“Often the mightiest things have the humblest beginnings…”
– S.A. Chakraborty, The City of Brass
Hey guys! Today is release day for S. A. Chakraborty’s debut novel The City of Brass! My lovely bestie sent me an ARC of this book for my birthday recently and I absolutely loved it.
What the book is about…
Nahri has never believed in magic. Certainly, she has power; on the streets of 18th century Cairo, she’s a con woman of unsurpassed talent. But she knows better than anyone that the trade she uses to get by—palm readings, zars, healings—are all tricks, sleights of hand, learned skills; a means to the delightful end of swindling Ottoman nobles.
But when Nahri accidentally summons an equally sly, darkly mysterious djinn warrior to her side during one of her cons, she’s forced to accept that the magical world she thought only existed in childhood stories is real. For the warrior tells her a new tale: across hot, windswept sands teeming with creatures of fire, and rivers where the mythical marid sleep, past ruins of once-magnificent human metropolises, and mountains where the circling hawks are not what they seem, lies Daevabad, the legendary city of brass, a city to which Nahri is irrevocably bound.
In that city, behind gilded brass walls laced with enchantments, behind the six gates of the six djinn tribes, old resentments are simmering. And when Nahri decides to enter this world, she learns that true power is fierce and brutal. That magic cannot shield her from the dangerous web of court politics. That even the cleverest of schemes can have deadly consequences.
After all, there is a reason they say be careful what you wish for…
What I thought of it…
I don’t even know where to start with this review. This is one of the most fantastic debuts of recent years! I adored the Egyptian-inspired fantasy setting; Chakraborty’s attention to detail was superb, resulting in a stunningly realised world with complex religious and political history. The whole thing felt so cinematic and I’d be amazed if the movie rights weren’t snapped up before too long. I mean, it was full of djinn and ghouls and all sorts of funky creatures and magic. Ugh. Amazing.

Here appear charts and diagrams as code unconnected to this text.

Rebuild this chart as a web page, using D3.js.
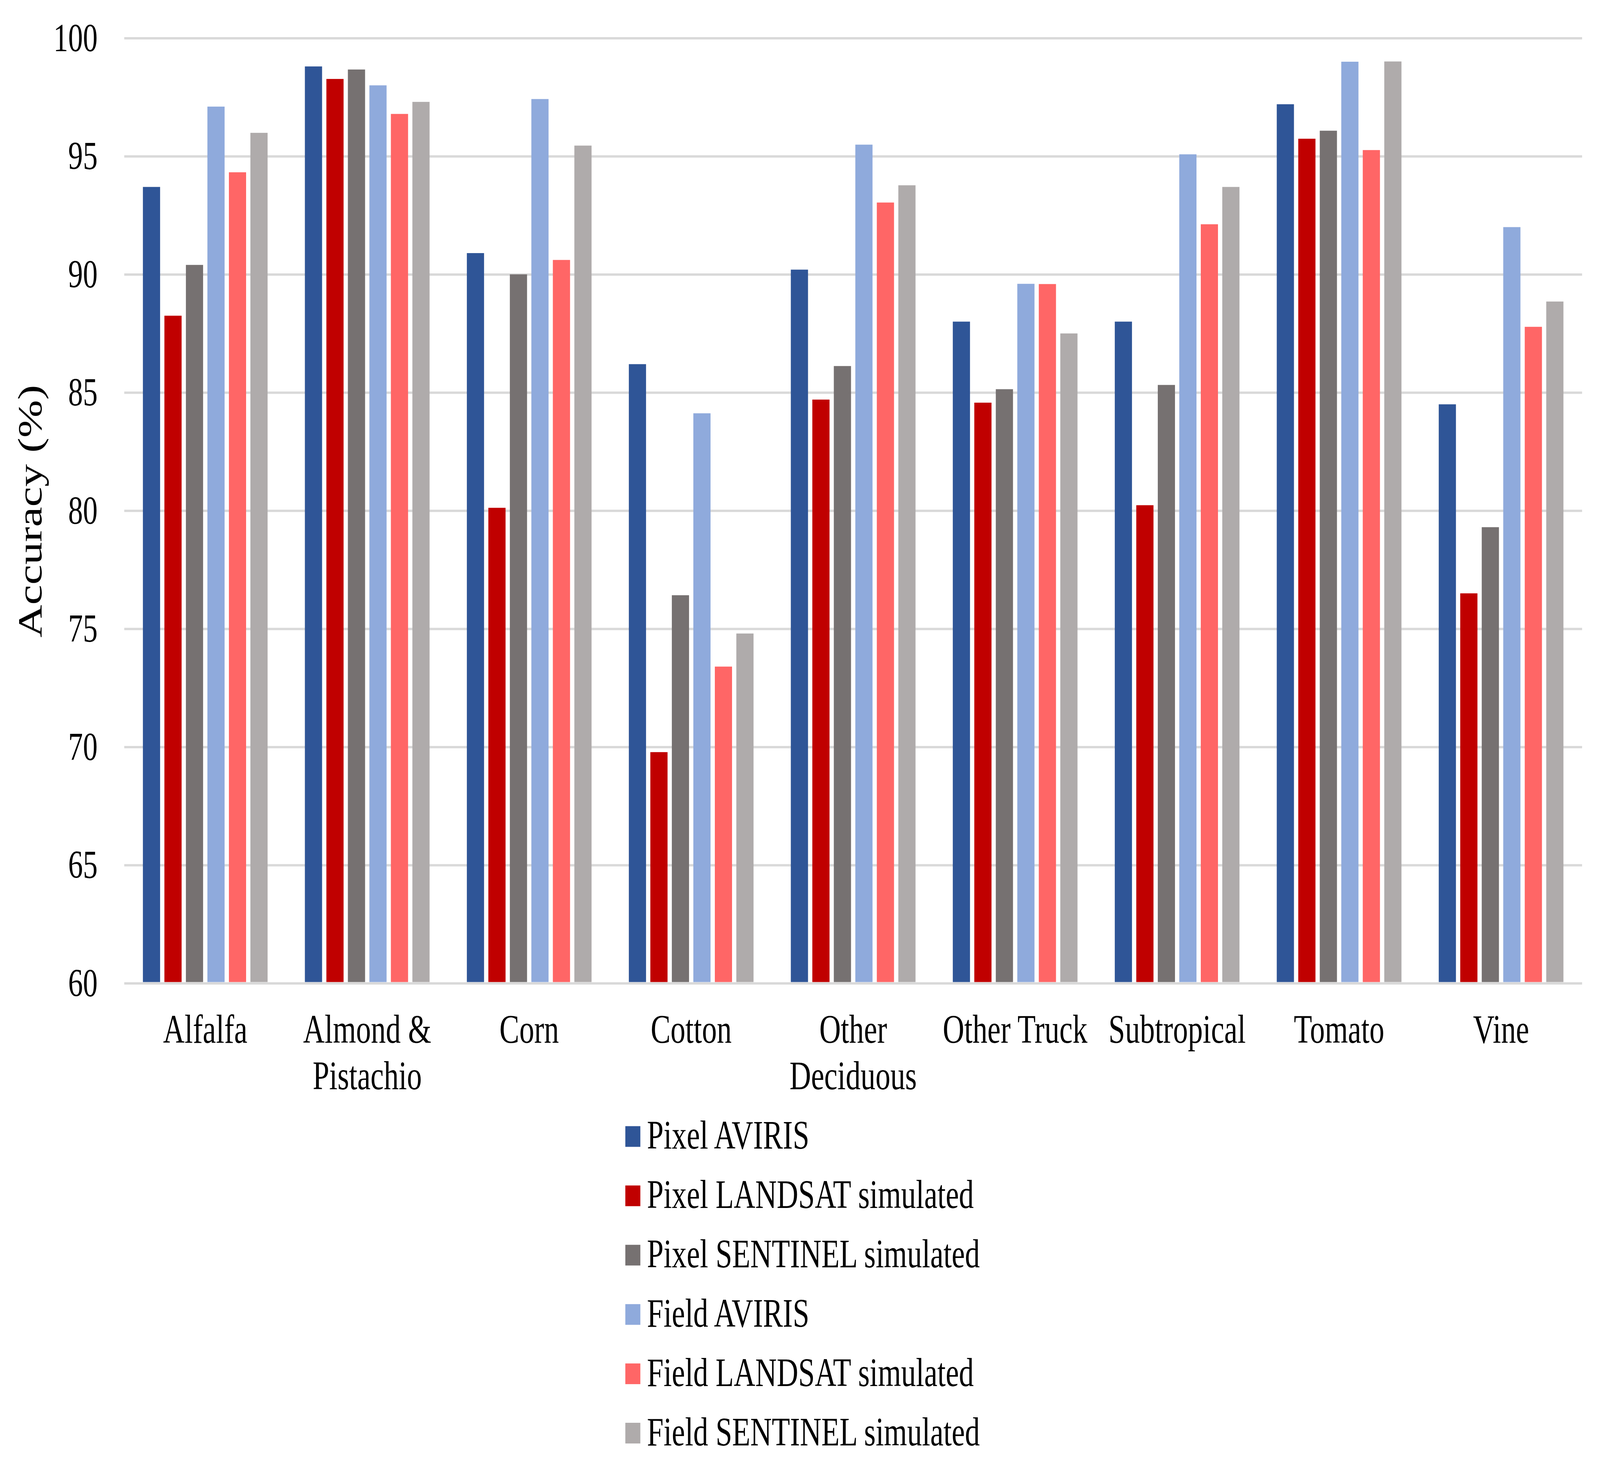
<!DOCTYPE html>
<html>
<head>
<meta charset="utf-8">
<script src="https://cdn.jsdelivr.net/npm/d3@7"></script>
<style>
  html, body { margin: 0; padding: 0; background: #fff; overflow: hidden; }
  #chart svg { display: block; width: 100vw; height: 100vh; }
  text { font-family: "Liberation Serif", "Times New Roman", serif; fill: #000; }
</style>
</head>
<body>
<div id="chart"></div>
<script>
// crop classes on the x axis (a "\n" splits the label on two lines)
const categories = ["Alfalfa", "Almond &\nPistachio", "Corn", "Cotton", "Other\nDeciduous",
  "Other Truck", "Subtropical", "Tomato", "Vine"];

const seriesNames = ["Pixel AVIRIS", "Pixel LANDSAT simulated", "Pixel SENTINEL simulated",
  "Field AVIRIS", "Field LANDSAT simulated", "Field SENTINEL simulated"];

const seriesColors = ["#2F5597", "#C00000", "#767171", "#8FAADC", "#FF6666", "#AFABAB"];

// accuracy (%) per series, one value per category
const pixelAviris   = [93.7, 98.8, 90.9, 86.2, 90.2, 88.0, 88.0, 97.2, 84.5];
const pixelLandsat  = [88.25, 98.27, 80.12, 69.78, 84.7, 84.57, 80.23, 95.74, 76.5];
const pixelSentinel = [90.4, 98.67, 90.0, 76.42, 86.12, 85.14, 85.32, 96.08, 79.3];
const fieldAviris   = [97.1, 98.0, 97.42, 84.12, 95.49, 89.6, 95.08, 99.0, 92.0];
const fieldLandsat  = [94.32, 96.79, 90.61, 73.4, 93.04, 89.59, 92.12, 95.26, 87.78];
const fieldSentinel = [95.99, 97.3, 95.45, 74.8, 93.77, 87.5, 93.7, 99.01, 88.85];

const yTicks = [60, 65, 70, 75, 80, 85, 90, 95, 100];

const allSeries = [pixelAviris, pixelLandsat, pixelSentinel, fieldAviris, fieldLandsat, fieldSentinel];

const config = {
  width: 5537,
  height: 3746,
  margin: { top: 97.5, right: 62, bottom: 1228.5, left: 430 }
};

const innerW = config.width - config.margin.left - config.margin.right;
const innerH = config.height - config.margin.top - config.margin.bottom;

// drawing is laid out in a 5537x3746 box and stretched onto the viewport
const svg = d3.select("#chart")
  .append("svg")
  .attr("viewBox", `0 0 ${config.width} ${config.height}`)
  .attr("preserveAspectRatio", "none");

svg.append("rect")
  .attr("width", config.width)
  .attr("height", config.height)
  .attr("fill", "#fff");

const chart = svg.append("g")
  .attr("transform", `translate(${config.margin.left},${config.margin.top})`);

// scales
const x0 = d3.scaleBand().domain(categories).range([0, innerW]).padding(0);
const x1 = d3.scaleBand().domain(seriesNames).range([0, x0.bandwidth()])
  .paddingInner(0.2).paddingOuter(0.867);
const y = d3.scaleLinear().domain([60, 100]).range([innerH, 0]);
const colour = d3.scaleOrdinal().domain(seriesNames).range(seriesColors);

// y axis with gridlines
const yAxis = d3.axisLeft(y)
  .tickValues(yTicks)
  .tickSize(-innerW)
  .tickPadding(92)
  .tickFormat(d3.format("d"));

const yAxisG = chart.append("g").attr("class", "y-axis").call(yAxis);
yAxisG.select(".domain").remove();
yAxisG.selectAll(".tick line")
  .attr("stroke", "#d9d9d9")
  .attr("stroke-width", 6);
yAxisG.selectAll(".tick text")
  .style("font-size", "102px")
  .style("font-family", "'Liberation Serif', 'Times New Roman', serif")
  .attr("fill", "#000");

// bars
const table = categories.map((c, i) => ({
  category: c,
  values: seriesNames.map((s, j) => ({ series: s, value: allSeries[j][i] }))
}));

const groups = chart.selectAll(".group")
  .data(table)
  .join("g")
  .attr("class", "group")
  .attr("transform", d => `translate(${x0(d.category)},0)`);

groups.selectAll("rect")
  .data(d => d.values)
  .join("rect")
  .attr("x", d => x1(d.series))
  .attr("y", d => y(d.value))
  .attr("width", x1.bandwidth())
  .attr("height", d => y(60) - y(d.value) - 3)
  .attr("fill", d => colour(d.series));

// x category labels
const xLabels = chart.append("g").attr("class", "x-labels");
categories.forEach(c => {
  const t = xLabels.append("text")
    .attr("text-anchor", "middle")
    .attr("x", x0(c) + x0.bandwidth() / 2)
    .attr("y", innerH + 152.5)
    .style("font-size", "103px");
  c.split("\n").forEach((line, i) => {
    t.append("tspan")
      .attr("x", x0(c) + x0.bandwidth() / 2)
      .attr("dy", i === 0 ? 0 : 119)
      .text(line);
  });
});

// y axis title
svg.append("text")
  .attr("transform", `translate(143.5,1309) rotate(-90)`)
  .attr("text-anchor", "middle")
  .style("font-size", "116px")
  .text("Accuracy (%)");

// legend
const legend = svg.append("g")
  .attr("class", "legend")
  .attr("transform", "translate(2164,2910)");

const legendRows = legend.selectAll(".legend-row")
  .data(seriesNames)
  .join("g")
  .attr("class", "legend-row")
  .attr("transform", (d, i) => `translate(0,${i * 151.9})`);

legendRows.append("rect")
  .attr("x", 0)
  .attr("y", -26.5)
  .attr("width", 52)
  .attr("height", 53)
  .attr("fill", d => colour(d));

legendRows.append("text")
  .attr("x", 75)
  .attr("y", 31)
  .style("font-size", "103px")
  .text(d => d);
</script>
</body>
</html>
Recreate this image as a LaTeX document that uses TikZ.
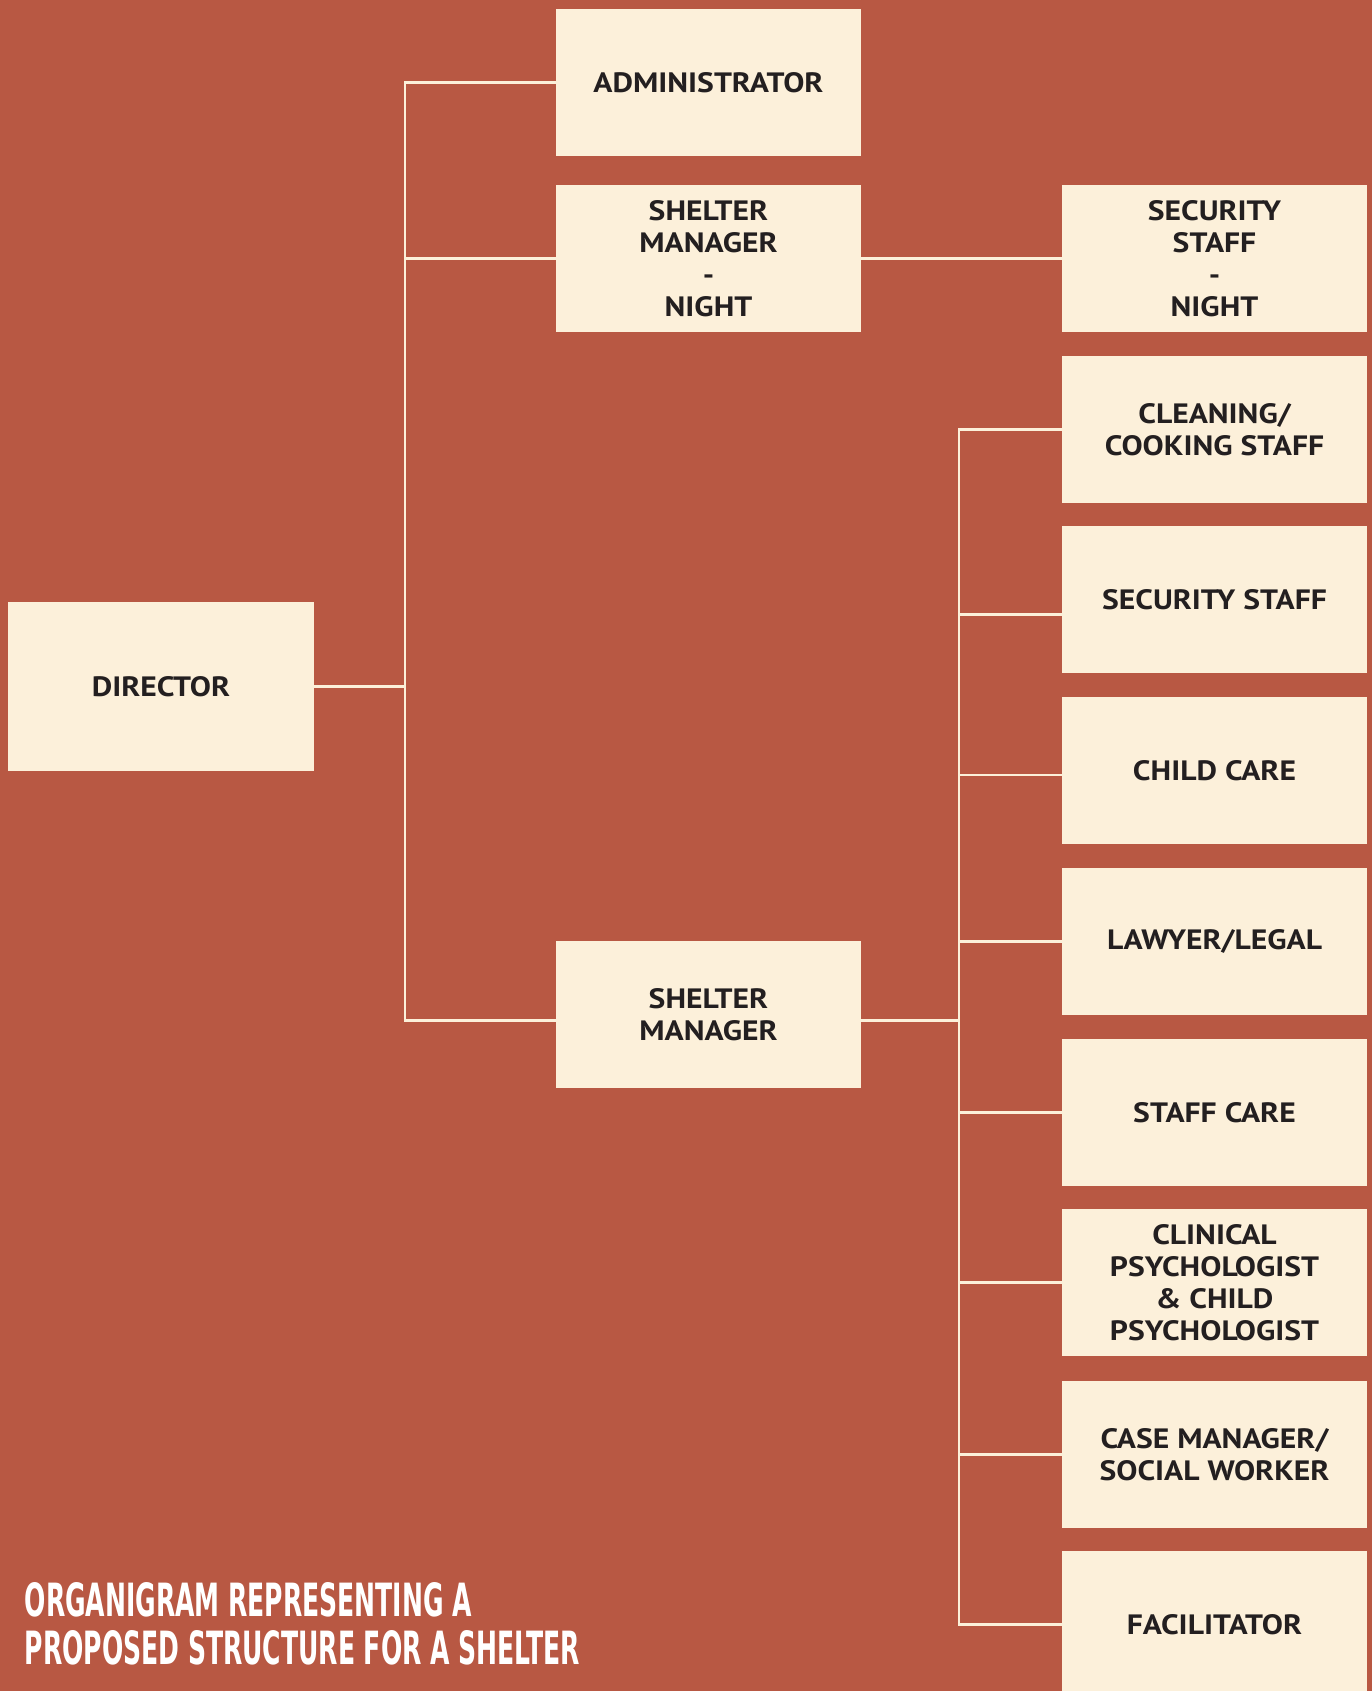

There were moments when this book felt reminiscent of Laini Taylor’s writing, in that the author completely sweeps you off your feet and captivates you; even though the chapters were fairly long, I couldn’t put it down! I absolutely raced through it. The pacing was perfect, with a super fast start and crazy action-packed ending (which omg I cannot deal with and I need the next book immediately).
Other things about this book that I loved:-
- Slow-burning romance – no insta-love here sir, not today
- Some amazingly delicious foody descriptions
- Morally grey characters! Nahri is great but fully admits that she is not perfect. Quite frankly, I’ve been getting so tired of all these badass females in YA books that have no personality but can kill anything that moves and ride horses/dragons and cook delicious meals. That’s just not realistic. Nahri is a breath of fresh air.
- The dialogue! The conversations are all so easy to read and part of the reason I flew through the book so quickly.
To sum up, I am completely in awe of this own voices Muslim fantasy! It’s so brilliantly written and absolutely blew me away. Definitely recommend!
Is anyone else planning on picking this one up? Or was anyone else lucky enough to get an ARC? I’d love to discuss it with you!